┌─ Given material

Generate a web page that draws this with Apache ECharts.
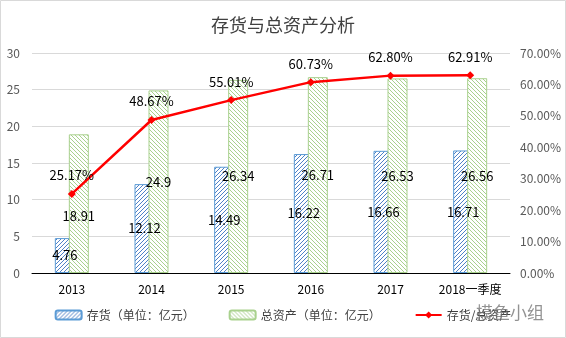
<!DOCTYPE html>
<html>
<head>
<meta charset="utf-8">
<script src="https://cdn.jsdelivr.net/npm/echarts@6/dist/echarts.min.js"></script>
<style>
  html, body { margin: 0; padding: 0; background: #fff; }
  #chart { width: 566px; height: 338px; }
</style>
</head>
<body>
<div id="chart"></div>
<script>
// Inventory vs. total assets, 2013 – Q1 2018
const categories = ['2013', '2014', '2015', '2016', '2017', '2018一季度'];
const inventory = [4.76, 12.12, 14.49, 16.22, 16.66, 16.71];      // 亿元
const totalAssets = [18.91, 24.9, 26.34, 26.71, 26.53, 26.56];    // 亿元
const ratio = [25.17, 48.67, 55.01, 60.73, 62.80, 62.91];         // %

const FONT = '"Noto Sans CJK SC", "Noto Sans", sans-serif';

// diagonal hatch tile used as bar fill
function hatch(color, forward) {
  const s = 4;
  const c = document.createElement('canvas');
  c.width = s; c.height = s;
  const g = c.getContext('2d');
  g.fillStyle = '#fff';
  g.fillRect(0, 0, s, s);
  g.strokeStyle = color;
  g.lineWidth = 1;
  g.beginPath();
  if (forward) {
    g.moveTo(-1, s + 1); g.lineTo(s + 1, -1);
    g.moveTo(-1, 1); g.lineTo(1, -1);
    g.moveTo(s - 1, s + 1); g.lineTo(s + 1, s - 1);
  } else {
    g.moveTo(-1, -1); g.lineTo(s + 1, s + 1);
    g.moveTo(s - 1, -1); g.lineTo(s + 1, 1);
    g.moveTo(-1, s - 1); g.lineTo(1, s + 1);
  }
  g.stroke();
  return { image: c, repeat: 'repeat' };
}

const chart = echarts.init(document.getElementById('chart'));

chart.setOption({
  animation: false,
  textStyle: { fontFamily: FONT },
  title: {
    text: '存货与总资产分析',
    left: 'center',
    top: 11,
    textStyle: { fontSize: 18, fontWeight: 'normal', color: '#404040', fontFamily: FONT }
  },
  legend: {
    bottom: 12,
    left: 'center',
    itemWidth: 26,
    itemHeight: 9,
    itemGap: 34,
    textStyle: { fontSize: 12, color: '#404040', fontFamily: FONT },
    data: ['存货（单位：亿元）', '总资产（单位：亿元）', '存货/总资产']
  },
  grid: { left: 32, right: 56, top: 53, bottom: 65 },
  xAxis: {
    type: 'category',
    data: categories,
    axisLine: { lineStyle: { color: '#000', width: 1 } },
    axisTick: { show: false },
    axisLabel: { color: '#000', fontSize: 12, margin: 10, interval: 0, fontFamily: FONT }
  },
  yAxis: [
    {
      type: 'value', min: 0, max: 30, interval: 5,
      axisLine: { show: false }, axisTick: { show: false },
      axisLabel: { color: '#595959', fontSize: 12, margin: 12 },
      splitLine: { lineStyle: { color: '#d9d9d9' } }
    },
    {
      type: 'value', min: 0, max: 70, interval: 10,
      axisLine: { show: false }, axisTick: { show: false },
      axisLabel: { color: '#595959', fontSize: 12, margin: 10,
                   formatter: v => v.toFixed(2) + '%' },
      splitLine: { show: false }
    }
  ],
  series: [
    {
      name: '存货（单位：亿元）',
      type: 'bar',
      data: inventory,
      barWidth: 20,
      barGap: '-30%',
      itemStyle: { color: hatch('#4f81c7', true), borderColor: '#5b9bd5', borderWidth: 1 },
      label: { show: true, position: 'inside', color: '#000', fontSize: 13 }
    },
    {
      name: '总资产（单位：亿元）',
      type: 'bar',
      data: totalAssets.map((v, i) => i === 0 ? { value: v, label: { offset: [0, 12] } } : v),
      barWidth: 20,
      itemStyle: { color: hatch('#a9d18e', false), borderColor: '#a9d18e', borderWidth: 1 },
      label: { show: true, position: 'inside', color: '#000', fontSize: 13 }
    },
    {
      name: '存货/总资产',
      type: 'line',
      yAxisIndex: 1,
      data: ratio,
      symbol: 'diamond',
      symbolSize: 8,
      z: 5,
      lineStyle: { color: '#ff0000', width: 2.5 },
      itemStyle: { color: '#ff0000' },
      label: { show: true, position: 'top', distance: 8, color: '#000', fontSize: 13,
               formatter: p => p.value.toFixed(2) + '%' }
    }
  ],
  graphic: [
    {
      type: 'rect', z: -1,
      shape: { x: 0.5, y: 0.5, width: 565, height: 337 },
      style: { fill: 'none', stroke: '#d9d9d9', lineWidth: 1 }
    },
    {
      type: 'text', left: 476, top: 304, z: 10,
      style: { text: '摸鱼小组', font: '17px ' + FONT, fill: 'rgba(110,110,110,0.75)' }
    }
  ]
});
</script>
</body>
</html>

└─

**Work to do:** Give every line back word for word and leave the pictures out.

**Task result:**
Generate a web page that draws this with Apache ECharts.
<!DOCTYPE html>
<html>
<head>
<meta charset="utf-8">
<script src="https://cdn.jsdelivr.net/npm/echarts@6/dist/echarts.min.js"></script>
<style>
  html, body { margin: 0; padding: 0; background: #fff; }
  #chart { width: 566px; height: 338px; }
</style>
</head>
<body>
<div id="chart"></div>
<script>
// Inventory vs. total assets, 2013 – Q1 2018
const categories = ['2013', '2014', '2015', '2016', '2017', '2018一季度'];
const inventory = [4.76, 12.12, 14.49, 16.22, 16.66, 16.71];      // 亿元
const totalAssets = [18.91, 24.9, 26.34, 26.71, 26.53, 26.56];    // 亿元
const ratio = [25.17, 48.67, 55.01, 60.73, 62.80, 62.91];         // %

const FONT = '"Noto Sans CJK SC", "Noto Sans", sans-serif';

// diagonal hatch tile used as bar fill
function hatch(color, forward) {
  const s = 4;
  const c = document.createElement('canvas');
  c.width = s; c.height = s;
  const g = c.getContext('2d');
  g.fillStyle = '#fff';
  g.fillRect(0, 0, s, s);
  g.strokeStyle = color;
  g.lineWidth = 1;
  g.beginPath();
  if (forward) {
    g.moveTo(-1, s + 1); g.lineTo(s + 1, -1);
    g.moveTo(-1, 1); g.lineTo(1, -1);
    g.moveTo(s - 1, s + 1); g.lineTo(s + 1, s - 1);
  } else {
    g.moveTo(-1, -1); g.lineTo(s + 1, s + 1);
    g.moveTo(s - 1, -1); g.lineTo(s + 1, 1);
    g.moveTo(-1, s - 1); g.lineTo(1, s + 1);
  }
  g.stroke();
  return { image: c, repeat: 'repeat' };
}

const chart = echarts.init(document.getElementById('chart'));

chart.setOption({
  animation: false,
  textStyle: { fontFamily: FONT },
  title: {
    text: '存货与总资产分析',
    left: 'center',
    top: 11,
    textStyle: { fontSize: 18, fontWeight: 'normal', color: '#404040', fontFamily: FONT }
  },
  legend: {
    bottom: 12,
    left: 'center',
    itemWidth: 26,
    itemHeight: 9,
    itemGap: 34,
    textStyle: { fontSize: 12, color: '#404040', fontFamily: FONT },
    data: ['存货（单位：亿元）', '总资产（单位：亿元）', '存货/总资产']
  },
  grid: { left: 32, right: 56, top: 53, bottom: 65 },
  xAxis: {
    type: 'category',
    data: categories,
    axisLine: { lineStyle: { color: '#000', width: 1 } },
    axisTick: { show: false },
    axisLabel: { color: '#000', fontSize: 12, margin: 10, interval: 0, fontFamily: FONT }
  },
  yAxis: [
    {
      type: 'value', min: 0, max: 30, interval: 5,
      axisLine: { show: false }, axisTick: { show: false },
      axisLabel: { color: '#595959', fontSize: 12, margin: 12 },
      splitLine: { lineStyle: { color: '#d9d9d9' } }
    },
    {
      type: 'value', min: 0, max: 70, interval: 10,
      axisLine: { show: false }, axisTick: { show: false },
      axisLabel: { color: '#595959', fontSize: 12, margin: 10,
                   formatter: v => v.toFixed(2) + '%' },
      splitLine: { show: false }
    }
  ],
  series: [
    {
      name: '存货（单位：亿元）',
      type: 'bar',
      data: inventory,
      barWidth: 20,
      barGap: '-30%',
      itemStyle: { color: hatch('#4f81c7', true), borderColor: '#5b9bd5', borderWidth: 1 },
      label: { show: true, position: 'inside', color: '#000', fontSize: 13 }
    },
    {
      name: '总资产（单位：亿元）',
      type: 'bar',
      data: totalAssets.map((v, i) => i === 0 ? { value: v, label: { offset: [0, 12] } } : v),
      barWidth: 20,
      itemStyle: { color: hatch('#a9d18e', false), borderColor: '#a9d18e', borderWidth: 1 },
      label: { show: true, position: 'inside', color: '#000', fontSize: 13 }
    },
    {
      name: '存货/总资产',
      type: 'line',
      yAxisIndex: 1,
      data: ratio,
      symbol: 'diamond',
      symbolSize: 8,
      z: 5,
      lineStyle: { color: '#ff0000', width: 2.5 },
      itemStyle: { color: '#ff0000' },
      label: { show: true, position: 'top', distance: 8, color: '#000', fontSize: 13,
               formatter: p => p.value.toFixed(2) + '%' }
    }
  ],
  graphic: [
    {
      type: 'rect', z: -1,
      shape: { x: 0.5, y: 0.5, width: 565, height: 337 },
      style: { fill: 'none', stroke: '#d9d9d9', lineWidth: 1 }
    },
    {
      type: 'text', left: 476, top: 304, z: 10,
      style: { text: '摸鱼小组', font: '17px ' + FONT, fill: 'rgba(110,110,110,0.75)' }
    }
  ]
});
</script>
</body>
</html>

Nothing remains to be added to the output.